Adler-32 Checksum
Compute the Adler-32 checksum used by zlib / PNG.
Overview
The Adler-32 checksum calculator turns any text or byte sequence into a fast 32-bit fingerprint used by zlib, PNG chunks, and other compression formats. Paste a string, get a hex value back instantly — useful when you need to verify a payload survived a copy/paste, a network hop, or a file round-trip.
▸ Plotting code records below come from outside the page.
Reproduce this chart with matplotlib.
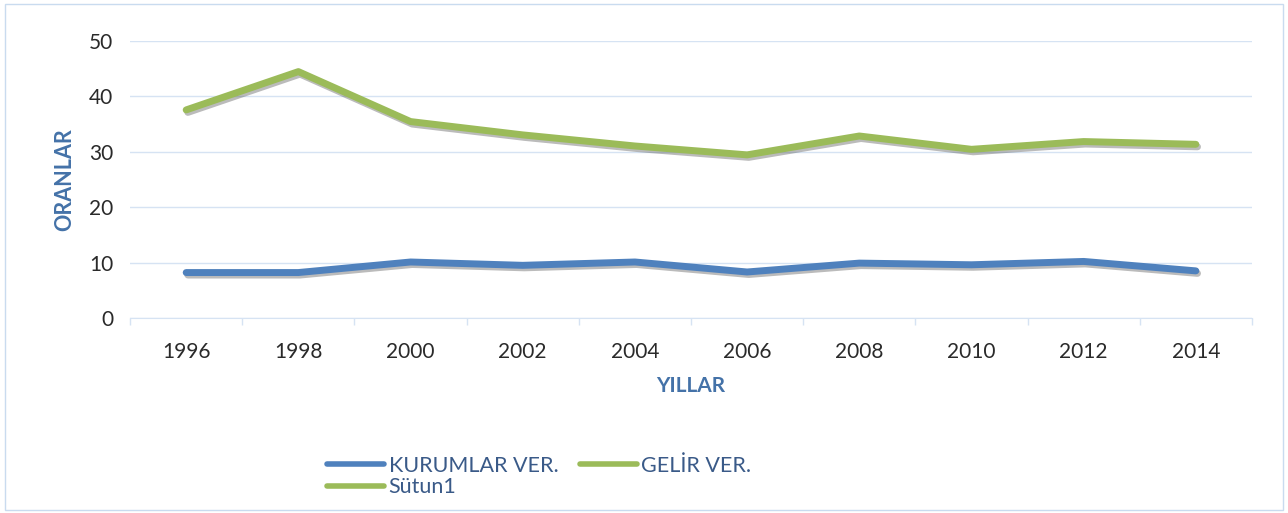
import matplotlib.pyplot as plt
import matplotlib.patheffects as pe
from matplotlib.patches import Rectangle

years = ["1996", "1998", "2000", "2002", "2004", "2006", "2008", "2010", "2012", "2014"]
kurumlar = [8.2, 8.2, 10.1, 9.5, 10.1, 8.3, 9.9, 9.6, 10.2, 8.5]
gelir = [37.5, 44.4, 35.4, 33.0, 31.0, 29.4, 32.8, 30.4, 31.8, 31.3]

blue = "#4f81bd"
green = "#9bbb59"
label_col = "#4472a8"
legend_col = "#3a5a88"
grid_col = "#d6e3f3"

plt.rcParams['font.family'] = ['Lato', 'DejaVu Sans']

fig = plt.figure(figsize=(12.88, 5.13), dpi=100)
ax = fig.add_axes([0.101, 0.380, 0.871, 0.541])

shadow = [pe.SimpleLineShadow(offset=(1.2, -1.8), shadow_color="#555555", alpha=0.4), pe.Normal()]
x = list(range(len(years)))
l1, = ax.plot(x, kurumlar, color=blue, lw=5, solid_capstyle="round", path_effects=shadow, label="KURUMLAR VER.")
l2, = ax.plot(x, gelir, color=green, lw=5, solid_capstyle="round", path_effects=shadow, label="GELİR VER.")
l3, = ax.plot([], [], color=green, lw=5, solid_capstyle="round", label="Sütun1")

ax.set_xlim(-0.5, len(years) - 0.5)
ax.set_ylim(0, 50)
ax.set_yticks(range(0, 51, 10))
ax.set_xticks(x)
ax.set_xticklabels(years)
ax.set_xticks([i + 0.5 for i in range(-1, len(years))], minor=True)
ax.tick_params(axis="both", which="major", length=0, labelsize=15, colors="#2a2a2a")
ax.tick_params(axis="x", which="minor", length=5, color=grid_col, width=1)
ax.tick_params(axis="x", which="major", pad=17)
ax.tick_params(axis="y", pad=12)
ax.grid(axis="y", color=grid_col, lw=1)
ax.set_axisbelow(True)
for s in ["top", "right", "left"]:
    ax.spines[s].set_visible(False)
ax.spines["bottom"].set_color(grid_col)

ax.set_ylabel("ORANLAR", fontsize=15.5, fontweight="bold", color=label_col, labelpad=10)
ax.set_xlabel("YILLAR", fontsize=15, fontweight="bold", color=label_col, labelpad=10)

leg = fig.legend(handles=[l1, l3, l2], ncol=2, loc="upper left", bbox_to_anchor=(0.254, 0.112),
                 frameon=False, fontsize=15.5, handlelength=2.65, handletextpad=0.2,
                 columnspacing=1.0, labelspacing=0.08, borderaxespad=0, borderpad=0)
for t in leg.get_texts():
    t.set_color(legend_col)
for h in leg.legend_handles:
    h.set_path_effects([])
    h.set_linewidth(4)

fig.patches.append(Rectangle((0.004, 0.006), 0.992, 0.986, transform=fig.transFigure,
                             fill=False, edgecolor="#c9dbef", lw=1))

fig.savefig("out.png", dpi=100)
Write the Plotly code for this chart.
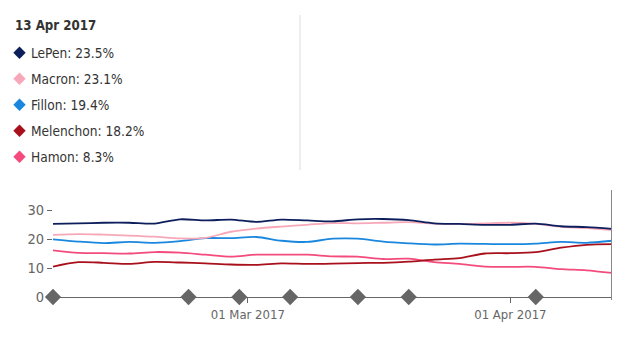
import plotly.graph_objects as go
from datetime import datetime

dates = ["2017-02-06", "2017-02-09", "2017-02-12", "2017-02-15", "2017-02-18", "2017-02-21",
         "2017-02-24", "2017-02-27", "2017-03-02", "2017-03-05", "2017-03-08", "2017-03-11",
         "2017-03-14", "2017-03-17", "2017-03-20", "2017-03-23", "2017-03-26", "2017-03-29",
         "2017-04-01", "2017-04-04", "2017-04-07", "2017-04-10", "2017-04-13"]

lepen = [25.2, 25.4, 25.6, 25.6, 25.3, 26.8, 26.4, 26.7, 25.9, 26.7, 26.4, 26.1,
         26.8, 26.9, 26.5, 25.4, 25.2, 24.9, 24.9, 25.3, 24.4, 24.1, 23.5]
macron = [21.4, 21.7, 21.5, 21.2, 20.8, 20.2, 20.4, 22.5, 23.6, 24.3, 24.9, 25.5,
          25.4, 25.6, 25.8, 25.3, 25.2, 25.4, 25.6, 25.2, 24.2, 23.8, 23.1]
fillon = [19.9, 19.1, 18.6, 19.0, 18.7, 19.3, 20.3, 20.3, 20.7, 19.4, 19.0, 20.1,
          20.1, 19.1, 18.5, 18.1, 18.4, 18.3, 18.2, 18.4, 19.0, 18.7, 19.4]
melenchon = [10.5, 12.0, 11.8, 11.4, 12.1, 11.9, 11.6, 11.2, 11.1, 11.6, 11.4, 11.5,
             11.7, 11.8, 12.2, 12.9, 13.4, 15.0, 15.1, 15.5, 17.0, 18.0, 18.2]
hamon = [16.1, 15.2, 15.1, 15.0, 15.5, 15.3, 14.6, 13.9, 14.6, 14.6, 14.6, 14.0,
         13.9, 13.1, 13.2, 12.0, 11.4, 10.5, 10.4, 10.4, 9.6, 9.2, 8.3]

event_dates = ["2017-02-06", "2017-02-22", "2017-02-28", "2017-03-06", "2017-03-14",
               "2017-03-20", "2017-04-04"]

names = ["LePen", "Macron", "Fillon", "Melenchon", "Hamon"]
colors = ["#0c1f5c", "#f7a8b8", "#1a87de", "#a8111c", "#f44b7d"]
series = [lepen, macron, fillon, melenchon, hamon]

x_ticks = ["2017-03-01", "2017-04-01"]
y_ticks = [0, 10, 20, 30]

FONT = "DejaVu Sans Condensed, sans-serif"

# layout geometry (pixels)
W, H = 637, 343
L, R, T, B = 53, 25, 190, 46
pw, ph = W - L - R, H - T - B

def px2x(px):
    return (px - L) / pw

def py2y(py):
    return (H - B - py) / ph

fig = go.Figure()

draw_order = [4, 3, 2, 1, 0]
for i in draw_order:
    fig.add_trace(go.Scatter(
        x=dates, y=series[i], mode="lines", name=names[i],
        line=dict(color=colors[i], width=1.8, shape="spline", smoothing=0.8),
        hoverinfo="skip", showlegend=False))

fig.add_trace(go.Scatter(
    x=event_dates, y=[0] * len(event_dates), mode="markers",
    marker=dict(symbol="diamond", size=12.5, color="#666666"),
    cliponaxis=False, hoverinfo="skip", showlegend=False))

annotations = []
shapes = []

last_date = datetime.strptime(dates[-1], "%Y-%m-%d")
annotations.append(dict(
    x=px2x(13), y=py2y(26), xref="paper", yref="paper", xanchor="left", yanchor="middle",
    text="<b>%d %s</b>" % (last_date.day, last_date.strftime("%b %Y")), showarrow=False,
    font=dict(family=FONT, size=13.2, color="#333333")))

for k, (n, c, s) in enumerate(zip(names, colors, series)):
    cy = 52.7 + 26 * k
    annotations.append(dict(
        x=px2x(28.5), y=py2y(cy), xref="paper", yref="paper", xanchor="left", yanchor="middle",
        text="%s: %.1f%%" % (n, s[-1]), showarrow=False,
        font=dict(family=FONT, size=13.6, color="#333333")))
    shapes.append(dict(
        type="path", xref="paper", yref="paper", xsizemode="pixel", ysizemode="pixel",
        xanchor=px2x(19.5), yanchor=py2y(cy),
        path="M -6.2,0 L 0,6.2 L 6.2,0 L 0,-6.2 Z",
        fillcolor=c, line=dict(width=0)))

# separator in the legend area
shapes.append(dict(type="line", xref="paper", yref="paper",
                   x0=px2x(300), x1=px2x(300), y0=py2y(15), y1=py2y(170),
                   line=dict(color="#dddddd", width=1)))
# cursor line at the last date
shapes.append(dict(type="line", xref="x", yref="paper",
                   x0=dates[-1], x1=dates[-1], y0=py2y(300), y1=1,
                   line=dict(color="#888888", width=2)))

fig.update_layout(
    width=W, height=H,
    margin=dict(l=L, r=R, t=T, b=B, pad=0),
    paper_bgcolor="white", plot_bgcolor="white",
    font=dict(family=FONT, size=13, color="#666666"),
    annotations=annotations, shapes=shapes,
    hovermode=False,
    xaxis=dict(range=[dates[0], dates[-1]], showgrid=False, zeroline=False,
               showline=True, linecolor="#666666", linewidth=1,
               ticks="outside", ticklen=5, tickcolor="#666666",
               tickvals=x_ticks, tickformat="%d %b %Y",
               tickfont=dict(family=FONT, size=13, color="#666666")),
    yaxis=dict(range=[0, 36.9], showgrid=False, zeroline=False, showline=False,
               ticks="outside", ticklen=5, tickcolor="#666666",
               tickvals=y_ticks,
               tickfont=dict(family=FONT, size=14.5, color="#666666")),
)

fig.write_html("out.html", config=dict(displayModeBar=False))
It is the go-to choice when developers need a quick adler-32 hash online without spinning up a script. Game modders unpacking assets, embedded engineers debugging zlib streams, and anyone reverse-engineering PNG IDAT blocks will find it faster than wiring up zlib.adler32() locally.
How it works
Adler-32, defined in RFC 1950, builds two running sums, A and B, modulo the largest prime under 2^16 (65521). A is the running total of every byte (starting at 1); B is the running total of every intermediate A value. The final checksum is (B << 16) | A. It is not cryptographic — collisions are trivial to construct — but it is roughly an order of magnitude faster than CRC-32 and detects most random transmission errors.
Examples
Input: "Wikipedia"
Output: 0x11E60398
Input: "" (empty string)
Output: 0x00000001
Input: "abc"
Output: 0x024D0127
Input: "The quick brown fox jumps over the lazy dog"
Output: 0x5BDC0FDA
FAQ
Is Adler-32 secure?
No. It is an error-detection checksum, not a cryptographic hash. Two different inputs can be crafted to share the same Adler-32 in seconds, so never use it for integrity verification against an adversary.
When should I pick Adler-32 over CRC-32?
When raw speed matters more than detection power. zlib uses Adler-32 because it is computed many times per second during streaming compression. For file integrity over noisy channels, CRC-32 catches more burst errors.
Why does the empty string give 1?
The algorithm starts A at 1 by design, so an empty input simply returns the initial state.
Can I checksum binary data, not just text?
Yes. Internally the input is treated as raw bytes. If you paste UTF-8 text, the bytes of that encoding are summed; for binary files, hex or base64 input works the same way.